- 2 skinless, boneless chicken breasts
- 1 tablespoon reduced sodium taco seasoning
- 1/2 teaspoon cumin
- 1 cup canned black beans, rinsed
- 1 cup chunky salsa
- 1 cup cherry tomatoes
For the Salad
- 6 cups chopped romaine or red leaf
- 1/4 cup reduced fat Mexican cheese blend
- 1/2 cup avocado buttermilk dressing
- Place the chicken in the slow cooker and season with taco seasoning and cumin. Pour the beans over the chicken and top with salsa.
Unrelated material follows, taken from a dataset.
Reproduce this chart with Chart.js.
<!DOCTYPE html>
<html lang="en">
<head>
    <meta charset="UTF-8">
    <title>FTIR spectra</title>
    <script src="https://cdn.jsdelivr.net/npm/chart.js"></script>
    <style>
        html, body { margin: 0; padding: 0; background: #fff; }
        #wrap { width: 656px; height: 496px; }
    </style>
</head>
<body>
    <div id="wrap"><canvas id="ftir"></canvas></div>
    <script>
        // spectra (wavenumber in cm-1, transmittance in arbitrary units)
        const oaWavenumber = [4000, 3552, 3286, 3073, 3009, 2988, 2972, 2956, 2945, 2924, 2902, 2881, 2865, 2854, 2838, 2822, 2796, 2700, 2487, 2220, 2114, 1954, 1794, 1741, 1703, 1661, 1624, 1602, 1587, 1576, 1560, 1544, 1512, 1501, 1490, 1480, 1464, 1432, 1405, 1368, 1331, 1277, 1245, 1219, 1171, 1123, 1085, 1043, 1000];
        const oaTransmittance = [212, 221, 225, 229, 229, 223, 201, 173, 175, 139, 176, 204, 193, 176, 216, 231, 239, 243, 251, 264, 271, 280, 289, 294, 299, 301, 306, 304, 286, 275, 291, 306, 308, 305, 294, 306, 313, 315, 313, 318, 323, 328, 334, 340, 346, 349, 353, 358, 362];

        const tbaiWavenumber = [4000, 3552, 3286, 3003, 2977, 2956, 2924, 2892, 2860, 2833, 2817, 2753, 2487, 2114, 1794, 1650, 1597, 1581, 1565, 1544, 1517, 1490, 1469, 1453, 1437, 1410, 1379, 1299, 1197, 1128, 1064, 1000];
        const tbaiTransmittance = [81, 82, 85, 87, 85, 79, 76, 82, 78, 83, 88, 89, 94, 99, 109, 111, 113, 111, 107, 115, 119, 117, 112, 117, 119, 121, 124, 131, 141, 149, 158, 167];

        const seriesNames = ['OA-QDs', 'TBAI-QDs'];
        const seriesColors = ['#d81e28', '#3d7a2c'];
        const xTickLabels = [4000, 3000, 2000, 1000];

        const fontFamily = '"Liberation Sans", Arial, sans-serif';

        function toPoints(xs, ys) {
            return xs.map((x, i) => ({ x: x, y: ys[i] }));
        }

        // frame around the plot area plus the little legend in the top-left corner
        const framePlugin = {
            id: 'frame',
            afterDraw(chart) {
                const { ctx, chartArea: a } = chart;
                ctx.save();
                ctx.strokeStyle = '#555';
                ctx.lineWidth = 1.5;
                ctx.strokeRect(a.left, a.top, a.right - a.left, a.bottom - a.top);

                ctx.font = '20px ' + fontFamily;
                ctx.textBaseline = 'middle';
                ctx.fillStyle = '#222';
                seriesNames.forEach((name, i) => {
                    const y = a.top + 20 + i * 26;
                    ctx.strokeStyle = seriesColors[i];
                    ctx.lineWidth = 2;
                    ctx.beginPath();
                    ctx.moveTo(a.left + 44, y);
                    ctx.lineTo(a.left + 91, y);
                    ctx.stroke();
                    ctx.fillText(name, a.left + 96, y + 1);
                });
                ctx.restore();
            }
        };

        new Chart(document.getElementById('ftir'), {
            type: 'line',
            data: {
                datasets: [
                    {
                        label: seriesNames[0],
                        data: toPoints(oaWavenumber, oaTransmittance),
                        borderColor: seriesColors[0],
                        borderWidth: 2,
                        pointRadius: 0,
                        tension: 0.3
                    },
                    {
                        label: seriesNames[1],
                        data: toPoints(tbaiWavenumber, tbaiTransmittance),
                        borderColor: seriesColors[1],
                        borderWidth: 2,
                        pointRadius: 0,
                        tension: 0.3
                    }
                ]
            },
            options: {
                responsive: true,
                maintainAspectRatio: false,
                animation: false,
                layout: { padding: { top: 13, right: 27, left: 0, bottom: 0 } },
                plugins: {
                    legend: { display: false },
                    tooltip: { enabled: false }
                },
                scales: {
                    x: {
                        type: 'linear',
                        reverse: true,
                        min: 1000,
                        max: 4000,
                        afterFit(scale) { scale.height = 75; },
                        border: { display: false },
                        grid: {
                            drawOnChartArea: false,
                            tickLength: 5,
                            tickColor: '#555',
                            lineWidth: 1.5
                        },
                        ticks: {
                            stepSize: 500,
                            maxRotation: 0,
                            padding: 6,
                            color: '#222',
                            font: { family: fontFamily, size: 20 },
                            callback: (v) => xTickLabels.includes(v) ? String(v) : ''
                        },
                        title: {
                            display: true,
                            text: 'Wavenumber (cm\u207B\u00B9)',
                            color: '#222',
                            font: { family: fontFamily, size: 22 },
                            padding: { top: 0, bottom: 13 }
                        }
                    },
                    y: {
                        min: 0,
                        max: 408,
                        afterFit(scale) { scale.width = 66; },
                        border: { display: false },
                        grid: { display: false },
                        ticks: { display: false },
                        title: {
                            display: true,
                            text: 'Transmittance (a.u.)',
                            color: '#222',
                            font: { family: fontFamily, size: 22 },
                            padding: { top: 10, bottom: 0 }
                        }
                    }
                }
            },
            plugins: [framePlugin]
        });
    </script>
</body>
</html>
- Cover and cook on low for 4 hours, or until the chicken is tender and easily shreds with 2 forks. Shred the chicken and combine with the beans and sauce, keep warm until ready to eat.
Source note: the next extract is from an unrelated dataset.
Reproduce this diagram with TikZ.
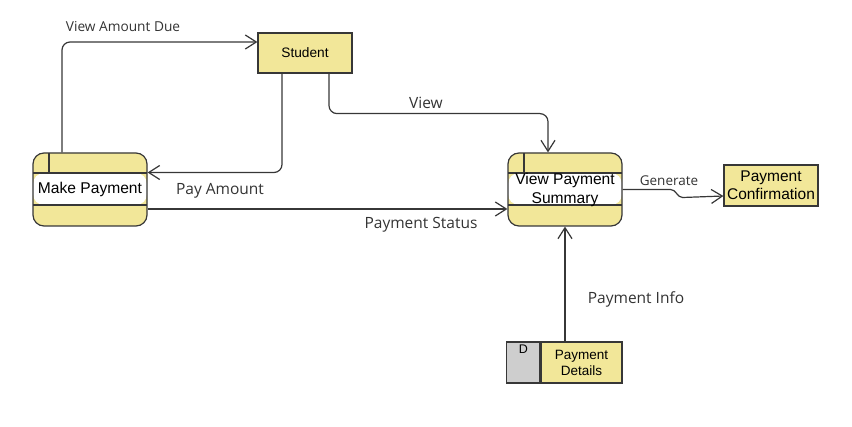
\documentclass[tikz,border=0pt]{standalone}
\usepackage{fontspec}
\setmainfont{Liberation Sans}
\newfontfamily\lblfont{Open Sans}
\usetikzlibrary{arrows.meta,calc,positioning}
\definecolor{procyel}{RGB}{242,231,153}
\definecolor{strokegray}{RGB}{55,55,55}
\definecolor{storegray}{RGB}{206,206,206}
\tikzset{
  entity/.style={draw=strokegray,fill=procyel,line width=1.2pt,inner sep=0pt,align=center},
  process/.style={draw=strokegray,fill=procyel,line width=1.2pt,rounded corners=11pt,
    minimum width=114pt,minimum height=73pt,inner sep=0pt,align=center,
    font=\fontsize{15.6}{19}\selectfont,
    path picture={
      \fill[white] ([yshift=-20pt]path picture bounding box.north west)
        rectangle ([yshift=21pt]path picture bounding box.south east);
      \draw[strokegray,line width=1.2pt]
        ([yshift=-20pt]path picture bounding box.north west) -- ([yshift=-20pt]path picture bounding box.north east)
        ([yshift=21pt]path picture bounding box.south west) -- ([yshift=21pt]path picture bounding box.south east)
        ([xshift=16pt]path picture bounding box.north west) -- ([xshift=16pt,yshift=-20pt]path picture bounding box.north west);
    }},
  flow/.style={draw=strokegray,line width=1.2pt,-{Straight Barb[length=11pt,width=14pt]},rounded corners=8pt},
  flowlbl/.style={font=\lblfont\fontsize{15.5}{17}\selectfont,text=black!80,inner sep=0pt}
}

\begin{document}
\begin{tikzpicture}[x=1pt,y=-1pt]
    \useasboundingbox (0,0) rectangle (852,427);

    % entities and processes
    \node[entity,minimum width=94pt,minimum height=40pt,font=\fontsize{13.7}{15}\selectfont] (st) at (305,53) {Student};
    \node[process] (mp) at (90,189.5) {Make Payment};
    \node[process] (vps) at (565,189.5) {View Payment\\Summary};
    \node[entity,minimum width=94pt,minimum height=41pt,font=\fontsize{15.5}{18}\selectfont] (pc) at (771,185.5) {Payment\\Confirmation};

    % data store
    \node[entity,minimum width=81pt,minimum height=41pt,font=\fontsize{13.5}{16}\selectfont] (pd) at (581.5,362.5) {Payment\\Details};
    \node[entity,fill=storegray,minimum width=33pt,minimum height=41pt,left=0pt of pd,
      font=\fontsize{12}{14}\selectfont] (pdid) {};
    \node[anchor=north,inner sep=0pt,font=\fontsize{12.5}{14}\selectfont] (pdtag) at ([yshift=-3pt]pdid.north) {D};

    % flows
    \draw[flow] ([xshift=-28pt]mp.north) |- ([yshift=11pt]st.west);
    \draw[flow] ([xshift=-23pt]st.south) |- ([yshift=17pt]mp.east);
    \draw[flow] ([xshift=24pt]st.south) -- ++(0,40) -| ([xshift=-17pt]vps.north);
    \draw[flow] ([yshift=-19.5pt]mp.east) -- ([yshift=-19.5pt]vps.west);
    \draw[flow,rounded corners=0pt] (vps.east) -- ++(48,0) to[out=0,in=180] ++(12,8) -- ([yshift=-10.5pt]pc.west);
    \draw[flow] (pd.north -| vps.south) -- (vps.south);

    % labels
    \node[flowlbl,font=\lblfont\fontsize{13.7}{15}\selectfont] (lblvad) at (123,27) {View Amount Due};
    \node[flowlbl] (lblpay) at (220,191) {Pay Amount};
    \node[flowlbl] (lblview) at (426,102.5) {View};
    \node[flowlbl] (lblstat) at (421,225) {Payment Status};
    \node[flowlbl,font=\lblfont\fontsize{13.5}{15}\selectfont] (lblgen) at (669,181) {Generate};
    \node[flowlbl] (lblinfo) at (636,299) {Payment Info};
\end{tikzpicture}
\end{document}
- To make the salad, place 1 1/2 cups lettuce on each plate, top with 3/4 cup chicken and bean mixture, 1 tablespoon cheese and 2 tablespoons avocado buttermilk dressing.
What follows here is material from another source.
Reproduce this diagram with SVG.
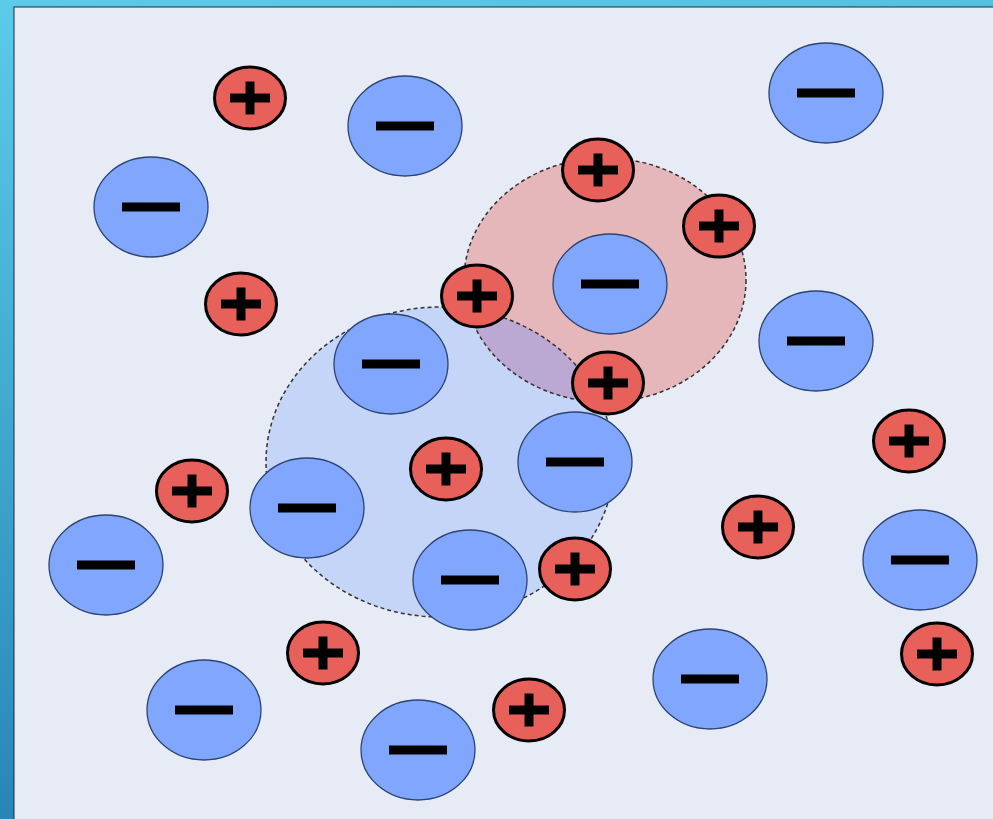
<svg xmlns="http://www.w3.org/2000/svg" xmlns:xlink="http://www.w3.org/1999/xlink" width="993" height="819" viewBox="0 0 993 819">
<style>
.cat{fill:#e8605a;stroke:#000;stroke-width:3}
.an{fill:#80a6fd;stroke:#2c4470;stroke-width:1.3}
.bar{fill:#000}
.shell{stroke:#333;stroke-width:1.5;stroke-dasharray:4 3;fill:none}
</style>
<defs>
<linearGradient id="bg" x1="0" y1="0" x2="0.15" y2="1">
<stop offset="0" stop-color="#5ccbea"/>
<stop offset="1" stop-color="#2784b6"/>
</linearGradient>
<g id="plus">
<ellipse class="cat" cx="0" cy="0" rx="35.5" ry="31"/>
<rect class="bar" x="-20" y="-4.5" width="40" height="9"/>
<rect class="bar" x="-4.5" y="-16.5" width="9" height="33"/>
</g>
<g id="minus">
<ellipse class="an" cx="0" cy="0" rx="57" ry="50"/>
<rect class="bar" x="-29" y="-4.5" width="58" height="9"/>
</g>
<clipPath id="blueClip"><ellipse cx="440" cy="462" rx="174" ry="155"/></clipPath>
</defs>
<rect x="0" y="0" width="993" height="819" fill="url(#bg)"/>
<rect x="14" y="7" width="985" height="820" fill="#e6ebf6" stroke="#1f2a3a" stroke-width="1"/>
<g id="shells">
<ellipse id="shell-blue" cx="440" cy="462" rx="174" ry="155" fill="#c5d5f8"/>
<ellipse id="shell-red" cx="605" cy="280" rx="141" ry="122" fill="#e6b7ba"/>
<ellipse cx="605" cy="280" rx="141" ry="122" fill="#bba9d3" clip-path="url(#blueClip)"/>
<ellipse class="shell" cx="440" cy="462" rx="174" ry="155"/>
<ellipse class="shell" cx="605" cy="280" rx="141" ry="122"/>
</g>
<g id="anions">
<g id="a1"><use xlink:href="#minus" x="405" y="126"/></g>
<g id="a2"><use xlink:href="#minus" x="826" y="93"/></g>
<g id="a3"><use xlink:href="#minus" x="151" y="207"/></g>
<g id="a4"><use xlink:href="#minus" x="610" y="284"/></g>
<g id="a5"><use xlink:href="#minus" x="816" y="341"/></g>
<g id="a6"><use xlink:href="#minus" x="391" y="364"/></g>
<g id="a7"><use xlink:href="#minus" x="575" y="462"/></g>
<g id="a8"><use xlink:href="#minus" x="307" y="508"/></g>
<g id="a9"><use xlink:href="#minus" x="106" y="565"/></g>
<g id="a10"><use xlink:href="#minus" x="470" y="580"/></g>
<g id="a11"><use xlink:href="#minus" x="920" y="560"/></g>
<g id="a12"><use xlink:href="#minus" x="710" y="679"/></g>
<g id="a13"><use xlink:href="#minus" x="204" y="710"/></g>
<g id="a14"><use xlink:href="#minus" x="418" y="750"/></g>
</g>
<g id="cations">
<g id="c1"><use xlink:href="#plus" x="250" y="98"/></g>
<g id="c2"><use xlink:href="#plus" x="598" y="170"/></g>
<g id="c3"><use xlink:href="#plus" x="719" y="226"/></g>
<g id="c4"><use xlink:href="#plus" x="241" y="304"/></g>
<g id="c5"><use xlink:href="#plus" x="477" y="296"/></g>
<g id="c6"><use xlink:href="#plus" x="608" y="383"/></g>
<g id="c7"><use xlink:href="#plus" x="909" y="441"/></g>
<g id="c8"><use xlink:href="#plus" x="446" y="469"/></g>
<g id="c9"><use xlink:href="#plus" x="192" y="491"/></g>
<g id="c10"><use xlink:href="#plus" x="758" y="527"/></g>
<g id="c11"><use xlink:href="#plus" x="575" y="569"/></g>
<g id="c12"><use xlink:href="#plus" x="937" y="654"/></g>
<g id="c13"><use xlink:href="#plus" x="323" y="653"/></g>
<g id="c14"><use xlink:href="#plus" x="529" y="710"/></g>
</g>
</svg>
Avocado Buttermilk Dressing
- 3/4 cup low-fat buttermilk
- 1 small jalapeno, seeds removed
- 1/4 cup of fresh cilantro
- 1 medium avocado
- 1 clove garlic
- 2 tablespoon chopped scallion
- juice of 1 lime
- 1/8 teaspoon cumin
- Salt & pepper
- Combine all the ingredients in a food processor or blender and blend until smooth.
- For a thinner dressing add more buttermilk, for a thicker dip use less.